> _What you are asked to do_
Begin with the first line and repeat exactly through the line containing "fig = plt.figure(figsize=(W"; leave every image out.

> _Information shown_
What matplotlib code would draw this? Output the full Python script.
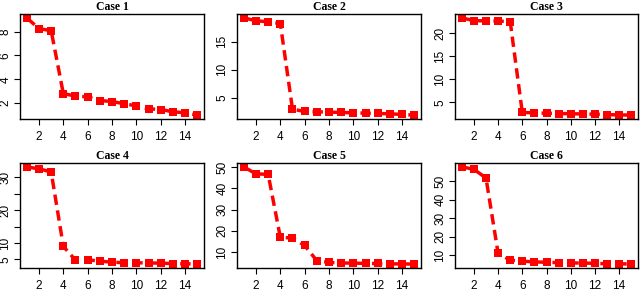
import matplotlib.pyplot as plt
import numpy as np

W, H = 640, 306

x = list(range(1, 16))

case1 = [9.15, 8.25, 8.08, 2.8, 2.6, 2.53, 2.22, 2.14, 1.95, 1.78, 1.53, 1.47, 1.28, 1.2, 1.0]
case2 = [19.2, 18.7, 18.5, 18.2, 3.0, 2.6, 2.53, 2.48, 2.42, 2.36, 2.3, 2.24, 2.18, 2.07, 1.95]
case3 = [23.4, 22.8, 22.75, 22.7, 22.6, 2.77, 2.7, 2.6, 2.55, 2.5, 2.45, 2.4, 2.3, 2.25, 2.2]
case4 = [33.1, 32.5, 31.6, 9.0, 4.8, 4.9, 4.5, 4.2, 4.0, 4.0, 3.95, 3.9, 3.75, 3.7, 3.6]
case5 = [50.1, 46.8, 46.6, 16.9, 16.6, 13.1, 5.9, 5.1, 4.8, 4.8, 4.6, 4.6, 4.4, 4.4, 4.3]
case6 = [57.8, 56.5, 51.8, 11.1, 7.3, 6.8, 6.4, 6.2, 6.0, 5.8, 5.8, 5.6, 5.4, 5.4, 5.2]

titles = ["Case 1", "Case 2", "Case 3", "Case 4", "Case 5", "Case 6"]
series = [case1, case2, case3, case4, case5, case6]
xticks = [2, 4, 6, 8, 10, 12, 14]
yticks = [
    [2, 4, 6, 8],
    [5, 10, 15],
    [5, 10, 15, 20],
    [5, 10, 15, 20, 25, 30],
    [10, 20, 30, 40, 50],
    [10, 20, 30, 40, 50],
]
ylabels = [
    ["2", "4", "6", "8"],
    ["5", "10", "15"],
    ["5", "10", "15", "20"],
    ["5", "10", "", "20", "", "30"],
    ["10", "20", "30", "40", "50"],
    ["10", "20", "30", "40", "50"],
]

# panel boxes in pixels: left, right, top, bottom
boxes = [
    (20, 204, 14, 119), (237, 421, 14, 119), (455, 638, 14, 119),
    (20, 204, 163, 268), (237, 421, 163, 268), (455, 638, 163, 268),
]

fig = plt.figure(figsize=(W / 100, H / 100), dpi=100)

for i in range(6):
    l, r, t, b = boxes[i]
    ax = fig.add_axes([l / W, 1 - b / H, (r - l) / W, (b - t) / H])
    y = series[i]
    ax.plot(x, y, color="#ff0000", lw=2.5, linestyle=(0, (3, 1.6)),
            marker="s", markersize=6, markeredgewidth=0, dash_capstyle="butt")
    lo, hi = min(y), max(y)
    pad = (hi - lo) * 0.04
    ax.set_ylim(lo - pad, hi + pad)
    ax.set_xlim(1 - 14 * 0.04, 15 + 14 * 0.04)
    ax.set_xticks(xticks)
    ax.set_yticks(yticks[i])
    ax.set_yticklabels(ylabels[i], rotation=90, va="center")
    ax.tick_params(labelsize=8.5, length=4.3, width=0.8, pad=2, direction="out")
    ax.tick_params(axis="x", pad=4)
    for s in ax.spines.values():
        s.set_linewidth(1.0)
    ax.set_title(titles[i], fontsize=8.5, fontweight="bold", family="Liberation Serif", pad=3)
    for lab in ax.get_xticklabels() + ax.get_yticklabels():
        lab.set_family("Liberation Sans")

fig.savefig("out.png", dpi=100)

> _Answer to this task_
What matplotlib code would draw this? Output the full Python script.
import matplotlib.pyplot as plt
import numpy as np

W, H = 640, 306

x = list(range(1, 16))

case1 = [9.15, 8.25, 8.08, 2.8, 2.6, 2.53, 2.22, 2.14, 1.95, 1.78, 1.53, 1.47, 1.28, 1.2, 1.0]
case2 = [19.2, 18.7, 18.5, 18.2, 3.0, 2.6, 2.53, 2.48, 2.42, 2.36, 2.3, 2.24, 2.18, 2.07, 1.95]
case3 = [23.4, 22.8, 22.75, 22.7, 22.6, 2.77, 2.7, 2.6, 2.55, 2.5, 2.45, 2.4, 2.3, 2.25, 2.2]
case4 = [33.1, 32.5, 31.6, 9.0, 4.8, 4.9, 4.5, 4.2, 4.0, 4.0, 3.95, 3.9, 3.75, 3.7, 3.6]
case5 = [50.1, 46.8, 46.6, 16.9, 16.6, 13.1, 5.9, 5.1, 4.8, 4.8, 4.6, 4.6, 4.4, 4.4, 4.3]
case6 = [57.8, 56.5, 51.8, 11.1, 7.3, 6.8, 6.4, 6.2, 6.0, 5.8, 5.8, 5.6, 5.4, 5.4, 5.2]

titles = ["Case 1", "Case 2", "Case 3", "Case 4", "Case 5", "Case 6"]
series = [case1, case2, case3, case4, case5, case6]
xticks = [2, 4, 6, 8, 10, 12, 14]
yticks = [
    [2, 4, 6, 8],
    [5, 10, 15],
    [5, 10, 15, 20],
    [5, 10, 15, 20, 25, 30],
    [10, 20, 30, 40, 50],
    [10, 20, 30, 40, 50],
]
ylabels = [
    ["2", "4", "6", "8"],
    ["5", "10", "15"],
    ["5", "10", "15", "20"],
    ["5", "10", "", "20", "", "30"],
    ["10", "20", "30", "40", "50"],
    ["10", "20", "30", "40", "50"],
]

# panel boxes in pixels: left, right, top, bottom
boxes = [
    (20, 204, 14, 119), (237, 421, 14, 119), (455, 638, 14, 119),
    (20, 204, 163, 268), (237, 421, 163, 268), (455, 638, 163, 268),
]

fig = plt.figure(figsize=(W / 100, H / 100), dpi=100)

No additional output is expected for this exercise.